Hamilton’s own grandson had it right when he warned everyone in 1910 about his family’s undeniable legacy of preserving slavery — he was a scientist and a poet, trying his best to get out the horrible hidden truths.

The imbalance in human systemic thinking is also a very bad omen for AI safety, which should be top of mind for everyone these days. There is acceleration potential for generative false history using unregulated low quality software, as I’ve written about here before when ChatGPT fails at basic slavery history. Chernow’s 800 page disinformation bomb could be exploded by anyone into 800,000 bomblets with the click of a button.

As we close out the year, Reed’s clarion and well-founded revelations about a willful distortion of American history ranks as a security professional must read for 2024.

No Man’s Land

By Joelle Taylor — 2021 winner of the most valuable British prize in poetry — a poem performed (432 views) from her 2011 book Ska Tissue.

And here’s where she explains her preference for spoken performance versus written format, how she “didn’t submit to magazines, we submitted to audiences”.

When slam became popular it was colonised. The middle classes flocked to it as a way of shortcutting their careers – win a title, win a career. They had completely overlooked that slam was never about the winner, but about the elevation of distinct diverse voices, and their relationship to the audience. It was a community event, a bridge between ideas and audience. It was political at its core, allowing stories of poverty, racism, sexism, exclusion, and the language of the streets to flourish. To connect. And its popularity depended on this. But when the middle classes, clutching their tidy notebooks and tidy mouths, invaded, they needed to change the content expectation of the events; they could not after all speak from their own experiences and have a chance of winning. And so, the project to belittle working-class poetry began again. They called the poems ‘confessional’, they called them ‘hysterical’, they called the poetry ‘trauma for points’. They criticised the rough vocabulary, the directness of the pieces offered. They policed language and vocabulary and content. They patrolled our mouths. And it worked. It always does.

[…]

But it is vital that we value these nights, these beginnings of poems. Spoken word is the last free art – in no other art form is there an equivalent to the open mic, for example. Imagine an opera preceded by locals trying out vocals rehearsed in their bedsits. It is rare in other art forms for participants to elevate to the feature within a few months of beginning. It is a community of exiles building not just a platform and a following, but a home.

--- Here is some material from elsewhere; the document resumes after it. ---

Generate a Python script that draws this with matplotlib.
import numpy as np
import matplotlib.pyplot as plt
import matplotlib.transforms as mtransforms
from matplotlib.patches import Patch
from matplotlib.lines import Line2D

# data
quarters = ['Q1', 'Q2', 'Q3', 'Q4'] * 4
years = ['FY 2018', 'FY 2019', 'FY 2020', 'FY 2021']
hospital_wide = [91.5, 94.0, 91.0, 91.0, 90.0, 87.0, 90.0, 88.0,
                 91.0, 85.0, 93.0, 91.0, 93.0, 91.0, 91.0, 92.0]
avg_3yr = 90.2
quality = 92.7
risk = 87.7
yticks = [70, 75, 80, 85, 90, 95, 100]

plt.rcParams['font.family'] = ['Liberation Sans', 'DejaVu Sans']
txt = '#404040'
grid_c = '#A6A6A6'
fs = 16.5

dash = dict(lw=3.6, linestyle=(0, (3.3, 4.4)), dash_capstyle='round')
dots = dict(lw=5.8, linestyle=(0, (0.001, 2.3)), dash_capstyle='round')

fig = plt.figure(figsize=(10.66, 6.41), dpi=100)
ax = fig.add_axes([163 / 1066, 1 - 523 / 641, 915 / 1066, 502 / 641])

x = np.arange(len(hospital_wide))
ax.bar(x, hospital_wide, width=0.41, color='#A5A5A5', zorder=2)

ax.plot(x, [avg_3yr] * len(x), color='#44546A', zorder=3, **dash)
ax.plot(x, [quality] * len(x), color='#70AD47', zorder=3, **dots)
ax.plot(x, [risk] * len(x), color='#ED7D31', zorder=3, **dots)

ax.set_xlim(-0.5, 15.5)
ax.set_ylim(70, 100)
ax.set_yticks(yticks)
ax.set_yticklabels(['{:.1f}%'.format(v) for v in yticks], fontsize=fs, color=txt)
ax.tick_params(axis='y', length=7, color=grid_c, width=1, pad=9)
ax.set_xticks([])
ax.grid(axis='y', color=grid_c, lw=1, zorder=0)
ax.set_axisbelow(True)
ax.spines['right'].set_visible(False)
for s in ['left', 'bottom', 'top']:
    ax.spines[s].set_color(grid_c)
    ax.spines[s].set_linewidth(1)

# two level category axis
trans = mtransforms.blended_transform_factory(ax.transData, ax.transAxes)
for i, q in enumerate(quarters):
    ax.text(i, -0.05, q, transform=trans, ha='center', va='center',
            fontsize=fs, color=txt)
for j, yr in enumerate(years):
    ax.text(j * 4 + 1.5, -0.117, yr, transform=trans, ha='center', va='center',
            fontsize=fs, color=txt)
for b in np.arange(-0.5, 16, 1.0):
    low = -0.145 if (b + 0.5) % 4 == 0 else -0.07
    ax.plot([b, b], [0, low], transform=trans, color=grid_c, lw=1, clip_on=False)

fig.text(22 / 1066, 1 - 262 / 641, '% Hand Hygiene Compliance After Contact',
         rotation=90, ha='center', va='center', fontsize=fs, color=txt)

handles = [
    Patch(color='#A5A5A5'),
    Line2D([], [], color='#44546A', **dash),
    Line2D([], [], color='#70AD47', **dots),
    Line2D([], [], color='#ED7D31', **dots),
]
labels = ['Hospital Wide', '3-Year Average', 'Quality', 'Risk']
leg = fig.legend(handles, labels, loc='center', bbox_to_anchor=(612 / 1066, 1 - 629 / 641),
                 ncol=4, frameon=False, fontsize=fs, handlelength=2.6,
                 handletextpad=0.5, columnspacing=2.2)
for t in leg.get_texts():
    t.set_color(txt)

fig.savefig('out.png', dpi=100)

I’m reminded of the Clash belting into microphones.

In a war-torn swamp stop any mercenary
And check the British bullets in his armoury

Dare I also mention here the fifth subject of Plato’s Phaedrus was “superiority of the spoken over the written word”?

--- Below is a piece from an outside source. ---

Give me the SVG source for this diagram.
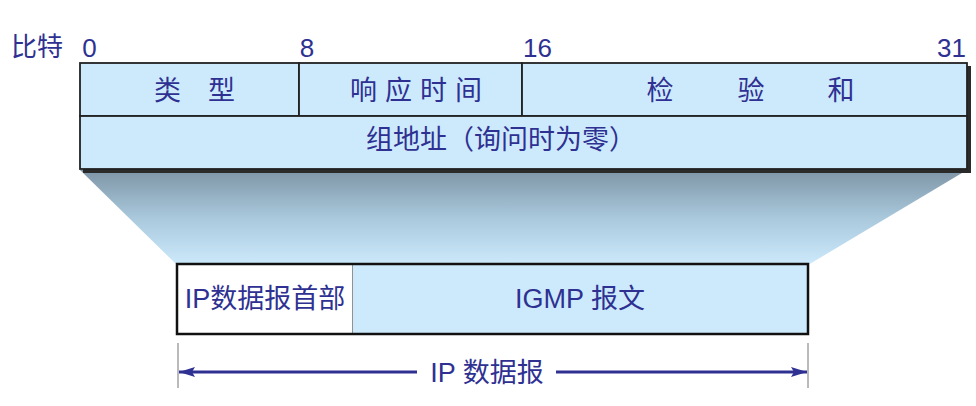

Related news is that poets today need independent publication paths, a modern digital printing press, yet the privatization and over centralization of the web threatens their freedom. The subtext here is not good:

Poetry sales boom as Instagram and Facebook take work to new audiences

Which reminds me of the story of poetry.org, founded in 1995 to make poetry accessible online from everyone to everyone, only to be sued by an aggressive bank executive (Utility Industry M&A — Enron) who claimed he had a trademark on the word “poetry” and thus an entirely cornered market.